--- Start ---

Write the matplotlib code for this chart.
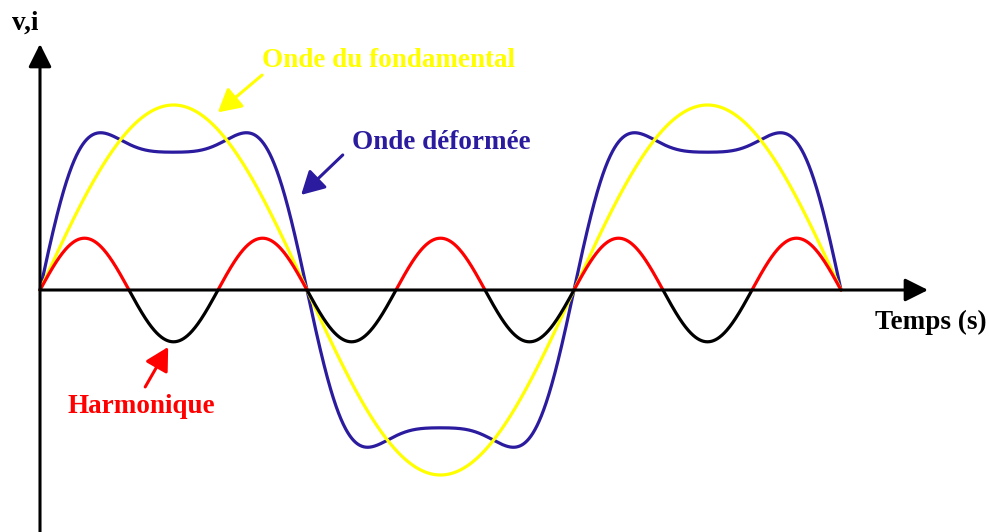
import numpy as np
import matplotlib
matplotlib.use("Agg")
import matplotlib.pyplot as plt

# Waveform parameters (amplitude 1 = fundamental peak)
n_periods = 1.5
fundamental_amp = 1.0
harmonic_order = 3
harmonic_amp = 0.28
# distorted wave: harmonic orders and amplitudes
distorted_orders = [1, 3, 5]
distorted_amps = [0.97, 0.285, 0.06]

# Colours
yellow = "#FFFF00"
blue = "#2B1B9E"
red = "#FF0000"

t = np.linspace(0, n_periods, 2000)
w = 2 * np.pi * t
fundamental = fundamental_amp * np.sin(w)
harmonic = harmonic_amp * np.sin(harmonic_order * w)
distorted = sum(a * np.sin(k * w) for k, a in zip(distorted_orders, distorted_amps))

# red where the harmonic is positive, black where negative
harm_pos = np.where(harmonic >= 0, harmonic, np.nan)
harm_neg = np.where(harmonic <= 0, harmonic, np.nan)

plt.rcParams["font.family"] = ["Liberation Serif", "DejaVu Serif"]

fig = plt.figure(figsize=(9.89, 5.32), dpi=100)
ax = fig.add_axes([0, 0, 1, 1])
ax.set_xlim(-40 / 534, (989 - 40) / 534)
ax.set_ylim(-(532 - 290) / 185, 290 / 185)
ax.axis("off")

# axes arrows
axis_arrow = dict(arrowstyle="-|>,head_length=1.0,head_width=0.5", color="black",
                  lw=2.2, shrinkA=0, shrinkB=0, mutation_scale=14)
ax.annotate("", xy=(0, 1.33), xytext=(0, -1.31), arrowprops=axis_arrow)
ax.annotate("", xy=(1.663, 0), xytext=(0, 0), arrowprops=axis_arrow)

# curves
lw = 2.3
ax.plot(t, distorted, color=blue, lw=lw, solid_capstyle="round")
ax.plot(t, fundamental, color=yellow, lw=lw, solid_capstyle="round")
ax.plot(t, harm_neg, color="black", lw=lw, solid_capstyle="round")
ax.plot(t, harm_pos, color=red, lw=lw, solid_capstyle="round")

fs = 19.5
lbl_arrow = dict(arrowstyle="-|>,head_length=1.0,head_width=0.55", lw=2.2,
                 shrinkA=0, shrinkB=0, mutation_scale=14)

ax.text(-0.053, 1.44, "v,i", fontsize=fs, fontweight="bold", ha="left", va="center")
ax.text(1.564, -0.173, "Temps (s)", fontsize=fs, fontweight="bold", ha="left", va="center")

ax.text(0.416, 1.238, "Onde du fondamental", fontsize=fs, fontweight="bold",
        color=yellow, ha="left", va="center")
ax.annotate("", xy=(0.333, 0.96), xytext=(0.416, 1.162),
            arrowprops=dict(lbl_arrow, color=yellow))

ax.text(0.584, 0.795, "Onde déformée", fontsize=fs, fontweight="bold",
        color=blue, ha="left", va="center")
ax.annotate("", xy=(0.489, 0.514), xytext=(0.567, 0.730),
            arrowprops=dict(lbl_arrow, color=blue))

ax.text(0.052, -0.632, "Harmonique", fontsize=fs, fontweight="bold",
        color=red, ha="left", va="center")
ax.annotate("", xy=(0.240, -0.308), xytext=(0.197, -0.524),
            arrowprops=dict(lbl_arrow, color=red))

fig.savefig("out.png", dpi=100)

--- End ---
--- Start ---

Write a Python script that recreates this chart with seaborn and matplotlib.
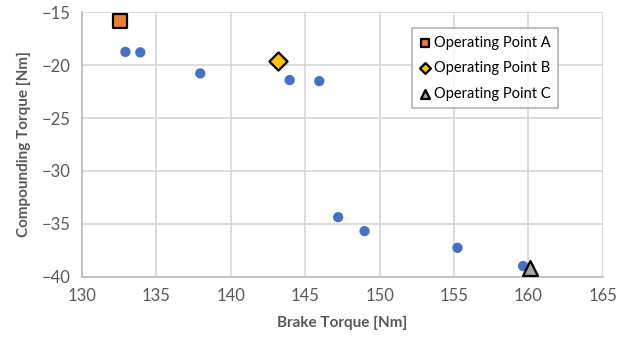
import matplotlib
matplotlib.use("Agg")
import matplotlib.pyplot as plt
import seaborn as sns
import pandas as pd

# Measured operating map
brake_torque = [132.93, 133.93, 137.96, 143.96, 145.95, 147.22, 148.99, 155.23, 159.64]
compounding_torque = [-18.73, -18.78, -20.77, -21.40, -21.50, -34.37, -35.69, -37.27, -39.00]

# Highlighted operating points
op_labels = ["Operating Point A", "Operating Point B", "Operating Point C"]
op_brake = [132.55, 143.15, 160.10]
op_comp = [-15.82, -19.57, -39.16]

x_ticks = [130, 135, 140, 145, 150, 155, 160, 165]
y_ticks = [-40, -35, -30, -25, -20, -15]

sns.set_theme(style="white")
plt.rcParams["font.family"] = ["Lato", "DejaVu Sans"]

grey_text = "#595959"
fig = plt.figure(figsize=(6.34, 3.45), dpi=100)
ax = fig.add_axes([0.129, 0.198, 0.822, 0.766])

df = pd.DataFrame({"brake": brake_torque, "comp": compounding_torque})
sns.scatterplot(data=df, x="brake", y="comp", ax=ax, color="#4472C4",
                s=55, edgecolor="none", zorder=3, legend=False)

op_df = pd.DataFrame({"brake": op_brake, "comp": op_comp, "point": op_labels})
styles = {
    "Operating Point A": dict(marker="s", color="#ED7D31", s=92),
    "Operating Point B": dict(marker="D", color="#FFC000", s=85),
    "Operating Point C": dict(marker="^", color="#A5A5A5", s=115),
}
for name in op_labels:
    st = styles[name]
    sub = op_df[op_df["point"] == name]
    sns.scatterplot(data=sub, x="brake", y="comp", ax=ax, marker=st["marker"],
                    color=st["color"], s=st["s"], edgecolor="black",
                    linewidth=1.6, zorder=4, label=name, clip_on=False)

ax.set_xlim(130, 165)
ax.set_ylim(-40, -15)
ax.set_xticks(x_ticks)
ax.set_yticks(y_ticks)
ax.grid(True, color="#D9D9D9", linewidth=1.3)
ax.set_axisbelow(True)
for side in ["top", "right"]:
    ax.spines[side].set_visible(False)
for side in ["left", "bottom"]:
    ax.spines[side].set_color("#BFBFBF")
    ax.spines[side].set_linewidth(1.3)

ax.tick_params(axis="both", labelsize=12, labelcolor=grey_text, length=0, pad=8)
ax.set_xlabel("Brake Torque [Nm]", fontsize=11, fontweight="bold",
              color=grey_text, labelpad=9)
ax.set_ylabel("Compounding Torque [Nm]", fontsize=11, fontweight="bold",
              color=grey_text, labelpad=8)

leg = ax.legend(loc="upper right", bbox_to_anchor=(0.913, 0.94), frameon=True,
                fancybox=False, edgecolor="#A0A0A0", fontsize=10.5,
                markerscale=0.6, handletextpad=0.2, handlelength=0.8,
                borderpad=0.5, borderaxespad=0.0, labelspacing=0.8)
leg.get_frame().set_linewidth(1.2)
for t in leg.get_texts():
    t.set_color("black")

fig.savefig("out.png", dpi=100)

--- End ---

● What you have to do
Using the entries above, write out exactly the lines from the one with "Write a Python" through the one with "ax.spines[side].set_linewidth(1.3)", ends included. Leave out any pictures.

● The completed task
Write a Python script that recreates this chart with seaborn and matplotlib.
import matplotlib
matplotlib.use("Agg")
import matplotlib.pyplot as plt
import seaborn as sns
import pandas as pd

# Measured operating map
brake_torque = [132.93, 133.93, 137.96, 143.96, 145.95, 147.22, 148.99, 155.23, 159.64]
compounding_torque = [-18.73, -18.78, -20.77, -21.40, -21.50, -34.37, -35.69, -37.27, -39.00]

# Highlighted operating points
op_labels = ["Operating Point A", "Operating Point B", "Operating Point C"]
op_brake = [132.55, 143.15, 160.10]
op_comp = [-15.82, -19.57, -39.16]

x_ticks = [130, 135, 140, 145, 150, 155, 160, 165]
y_ticks = [-40, -35, -30, -25, -20, -15]

sns.set_theme(style="white")
plt.rcParams["font.family"] = ["Lato", "DejaVu Sans"]

grey_text = "#595959"
fig = plt.figure(figsize=(6.34, 3.45), dpi=100)
ax = fig.add_axes([0.129, 0.198, 0.822, 0.766])

df = pd.DataFrame({"brake": brake_torque, "comp": compounding_torque})
sns.scatterplot(data=df, x="brake", y="comp", ax=ax, color="#4472C4",
                s=55, edgecolor="none", zorder=3, legend=False)

op_df = pd.DataFrame({"brake": op_brake, "comp": op_comp, "point": op_labels})
styles = {
    "Operating Point A": dict(marker="s", color="#ED7D31", s=92),
    "Operating Point B": dict(marker="D", color="#FFC000", s=85),
    "Operating Point C": dict(marker="^", color="#A5A5A5", s=115),
}
for name in op_labels:
    st = styles[name]
    sub = op_df[op_df["point"] == name]
    sns.scatterplot(data=sub, x="brake", y="comp", ax=ax, marker=st["marker"],
                    color=st["color"], s=st["s"], edgecolor="black",
                    linewidth=1.6, zorder=4, label=name, clip_on=False)

ax.set_xlim(130, 165)
ax.set_ylim(-40, -15)
ax.set_xticks(x_ticks)
ax.set_yticks(y_ticks)
ax.grid(True, color="#D9D9D9", linewidth=1.3)
ax.set_axisbelow(True)
for side in ["top", "right"]:
    ax.spines[side].set_visible(False)
for side in ["left", "bottom"]:
    ax.spines[side].set_color("#BFBFBF")
    ax.spines[side].set_linewidth(1.3)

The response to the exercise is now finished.